-- begin Stored data --

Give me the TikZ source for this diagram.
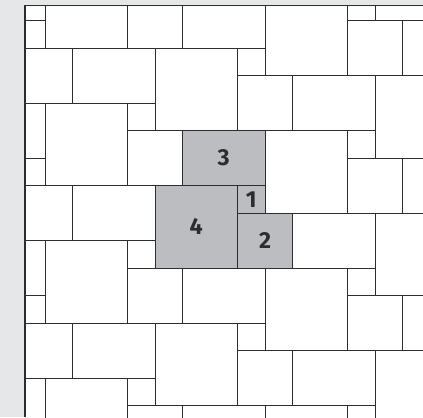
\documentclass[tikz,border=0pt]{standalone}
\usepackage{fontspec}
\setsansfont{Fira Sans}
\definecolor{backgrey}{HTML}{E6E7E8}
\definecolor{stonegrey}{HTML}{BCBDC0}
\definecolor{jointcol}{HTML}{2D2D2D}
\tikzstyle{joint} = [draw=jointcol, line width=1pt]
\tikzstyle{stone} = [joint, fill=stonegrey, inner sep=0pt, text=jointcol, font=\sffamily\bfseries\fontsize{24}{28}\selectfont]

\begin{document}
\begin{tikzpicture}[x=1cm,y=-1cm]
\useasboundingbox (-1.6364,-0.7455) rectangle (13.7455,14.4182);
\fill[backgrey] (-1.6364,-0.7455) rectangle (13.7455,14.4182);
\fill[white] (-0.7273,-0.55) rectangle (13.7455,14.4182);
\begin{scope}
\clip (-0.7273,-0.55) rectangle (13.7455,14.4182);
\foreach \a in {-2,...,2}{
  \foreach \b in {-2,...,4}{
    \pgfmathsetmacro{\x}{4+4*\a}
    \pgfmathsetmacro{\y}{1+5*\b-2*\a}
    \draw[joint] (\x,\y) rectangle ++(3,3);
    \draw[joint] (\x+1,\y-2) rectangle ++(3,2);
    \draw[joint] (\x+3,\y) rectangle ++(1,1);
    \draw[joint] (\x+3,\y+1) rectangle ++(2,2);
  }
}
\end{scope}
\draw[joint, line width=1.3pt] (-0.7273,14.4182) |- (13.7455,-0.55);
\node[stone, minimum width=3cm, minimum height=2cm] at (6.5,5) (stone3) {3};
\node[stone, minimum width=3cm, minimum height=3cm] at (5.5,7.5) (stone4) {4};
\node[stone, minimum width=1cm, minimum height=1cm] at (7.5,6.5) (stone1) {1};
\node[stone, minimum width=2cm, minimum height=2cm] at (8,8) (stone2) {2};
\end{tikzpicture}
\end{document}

-- end Stored data --

** Directions for this task **
Exactly as written, please give again the lines from the beginning of the listing through the line containing "[joint, fill=stonegrey, inner", inclusive, without any pictures.

** Task output **
Give me the TikZ source for this diagram.
\documentclass[tikz,border=0pt]{standalone}
\usepackage{fontspec}
\setsansfont{Fira Sans}
\definecolor{backgrey}{HTML}{E6E7E8}
\definecolor{stonegrey}{HTML}{BCBDC0}
\definecolor{jointcol}{HTML}{2D2D2D}
\tikzstyle{joint} = [draw=jointcol, line width=1pt]
\tikzstyle{stone} = [joint, fill=stonegrey, inner sep=0pt, text=jointcol, font=\sffamily\bfseries\fontsize{24}{28}\selectfont]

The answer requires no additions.